In terms of the execution, I think the speeches delivered were less polished and less emotional this year. I'd prefer not to go into detail as several people I call friends were on stage over the course of the night.
Further diluting the weight and emotional impact of the speeches was the applause. Every transition in the emotional beats of the arc, speech to song or song to speech, was disrupted by a round of applause. When the dominant theme is solemn, this felt extremely disrespectful, as blatantly inappropriate as a polka during Yom Kippur services or clapping along to the beat of Handel's Messiah. (This doesn't apply to the sing-alongs. My dislike for the clapping there is entirely personal distaste; it offends my inner drummer.)
While I'm mentioning the songs: They were good last year and were good this year. Though I can't claim to be at all objective on that front, my closest friends are all in the choir. IMO, Lean On Me in particular improved this year, but I couldn't put my finger on what I thought was better.
On 'Mixed Success' notes:
The half-Tarot card scheme. This was a neat idea, but Tarot was a poor choice, since most of the room had no idea what they had or were looking for. Also, something like 10% of the room had no matches by the end of the night. Me included, which was especially weird considering that I spent 15 minutes while people were eating at the beginning, and basically the whole intermission, bringing my laptop around to identify cards for people and help them find their match. I can't comment on how well it worked when it worked at all. and so I won't.
Kids at Solstice. There were definitely more of them and most of them were well-behaved and quiet, and temporarily removed by their parents when they weren't. Thank you, conscientious parents; you probably had a 20% worse Solstice so the rest of the room could have a 50% better one.

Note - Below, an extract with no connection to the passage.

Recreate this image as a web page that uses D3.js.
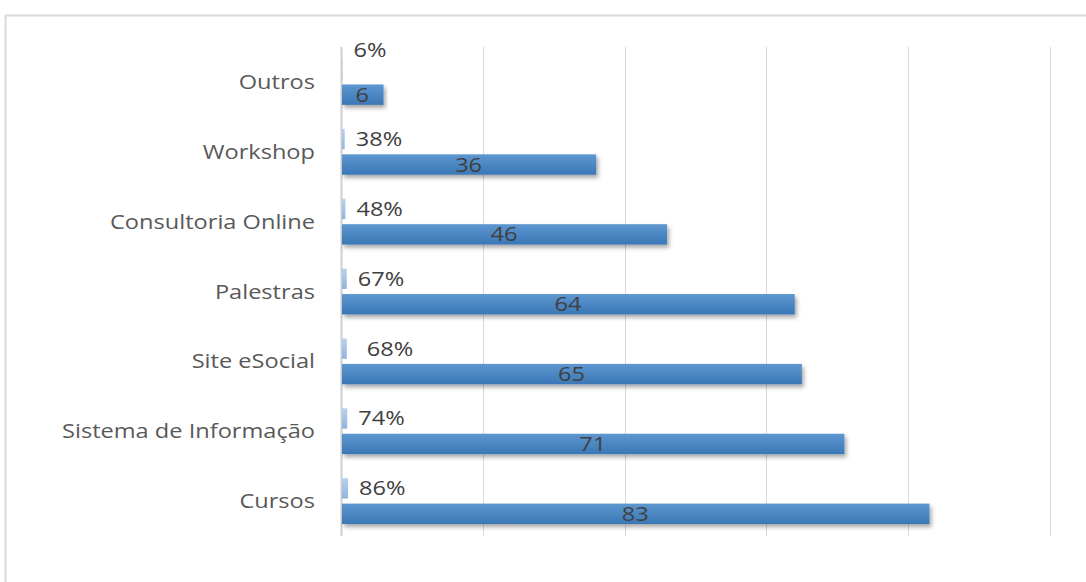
<!DOCTYPE html>
<html>
<head>
<meta charset="utf-8">
<script src="https://cdn.jsdelivr.net/npm/d3@7"></script>
<style>
  body { margin: 0; background: #fff; }
  svg text { font-family: "Open Sans", "DejaVu Sans", sans-serif; }
</style>
</head>
<body>
<div id="chart"></div>
<script>
// data, top to bottom
var categories = ['Outros', 'Workshop', 'Consultoria Online', 'Palestras', 'Site eSocial', 'Sistema de Informação', 'Cursos'];
var percents = [6, 38, 48, 67, 68, 74, 86];      // shown as %, plotted as fraction
var counts = [6, 36, 46, 64, 65, 71, 83];
var xTicks = [0, 20, 40, 60, 80, 100];

var width = 1086, height = 582;
var plot = { left: 341, right: 1050, top: 47, bottom: 536 };
var fontSize = 20, stretch = 1.18;   // source picture text is a bit wide

var svg = d3.select('#chart').append('svg')
    .attr('width', width)
    .attr('height', height);

var defs = svg.append('defs');
var g1 = defs.append('linearGradient').attr('id', 'gBlue').attr('x1', 0).attr('y1', 0).attr('x2', 0).attr('y2', 1);
g1.append('stop').attr('offset', '0%').attr('stop-color', '#5e97d0');
g1.append('stop').attr('offset', '100%').attr('stop-color', '#3a77b6');
var g2 = defs.append('linearGradient').attr('id', 'gLight').attr('x1', 0).attr('y1', 0).attr('x2', 0).attr('y2', 1);
g2.append('stop').attr('offset', '0%').attr('stop-color', '#b9d2ee');
g2.append('stop').attr('offset', '100%').attr('stop-color', '#8fb4e0');
var sh = defs.append('filter').attr('id', 'shadow').attr('x', '-5%').attr('y', '-30%').attr('width', '115%').attr('height', '180%');
sh.append('feDropShadow').attr('dx', 2).attr('dy', 3).attr('stdDeviation', 2.2)
    .attr('flood-color', '#000').attr('flood-opacity', 0.35);

// outer frame (cropped at right/bottom)
svg.append('path')
    .attr('d', 'M5.5,' + height + 'V15.5H' + width)
    .attr('fill', 'none')
    .attr('stroke', '#d9d9d9')
    .attr('stroke-width', 2);

var x = d3.scaleLinear().domain([0, 100]).range([plot.left, plot.right]);
var y = d3.scaleBand().domain(categories).range([plot.top, plot.bottom]);
var inner = d3.scaleBand().domain(['pct', 'cnt']).range([12, y.bandwidth() - 12]).paddingInner(0.2);

// place a stretched text label
function label(sel, fx, fy, anchor, fill, txt) {
    sel.append('text')
        .attr('transform', function (d, i) { return 'translate(' + fx(d, i) + ',' + fy(d, i) + ') scale(' + stretch + ',1)'; })
        .attr('dy', '0.35em')
        .attr('text-anchor', anchor)
        .attr('font-size', fontSize)
        .attr('fill', fill)
        .text(txt);
}

// gridlines
svg.append('g').selectAll('line').data(xTicks).enter().append('line')
    .attr('x1', function (d) { return Math.round(x(d)) + 0.5; })
    .attr('x2', function (d) { return Math.round(x(d)) + 0.5; })
    .attr('y1', plot.top)
    .attr('y2', plot.bottom)
    .attr('stroke', function (d) { return d === 0 ? '#cfcfcf' : '#d9d9d9'; })
    .attr('stroke-width', function (d) { return d === 0 ? 2 : 1; });

var rows = svg.append('g').selectAll('g.row').data(categories).enter().append('g')
    .attr('class', 'row')
    .attr('transform', function (d) { return 'translate(0,' + y(d) + ')'; });

// category labels
label(rows, function () { return 315; }, function () { return y.bandwidth() / 2; },
    'end', '#595959', function (d) { return d; });

// percentage bars
rows.append('rect')
    .attr('x', x(0) + 1)
    .attr('y', inner('pct'))
    .attr('height', inner.bandwidth())
    .attr('width', function (d, i) { return Math.max(0, x(percents[i] / 100) - x(0)); })
    .attr('fill', 'url(#gLight)');

label(rows,
    function (d, i) { return x(percents[i] / 100) + (i === 4 ? 21 : 12); },
    function (d, i) { return inner('pct') + inner.bandwidth() / 2 - (i === 0 ? 19 : 0); },
    'start', '#404040', function (d, i) { return percents[i] + '%'; });

// count bars
rows.append('rect')
    .attr('x', x(0) + 1)
    .attr('y', inner('cnt'))
    .attr('height', inner.bandwidth())
    .attr('width', function (d, i) { return x(counts[i]) - x(0) - 1; })
    .attr('fill', 'url(#gBlue)')
    .attr('filter', 'url(#shadow)');

label(rows,
    function (d, i) { return (x(0) + x(counts[i])) / 2; },
    function () { return inner('cnt') + inner.bandwidth() / 2; },
    'middle', '#404040', function (d, i) { return counts[i]; });
</script>
</body>
</html>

Unfortunately this was not enough; some number of kids ran up and down the catwalks upstairs and interjected loud laughter a number of times throughout the night, disrupting the emotional weight of the event further. I think from the sound it was the same kid doing the running repeatedly, and the laughter was at least 90% produced by one voice. So to whoever was responsible for those kids: You should know better. You wouldn't let them do this at the theater, or a religious ceremony, or during the vows at a wedding. If you bring your kids, it's your responsibility to ensure they don't mess things up for everyone else. If you can't guarantee that, it's your responsibility to take them home. You're especially hurting other parents and prospective parents whose well-behaved or well-controlled kids would not disrupt future events, but will have to be banned anyway to keep yours out.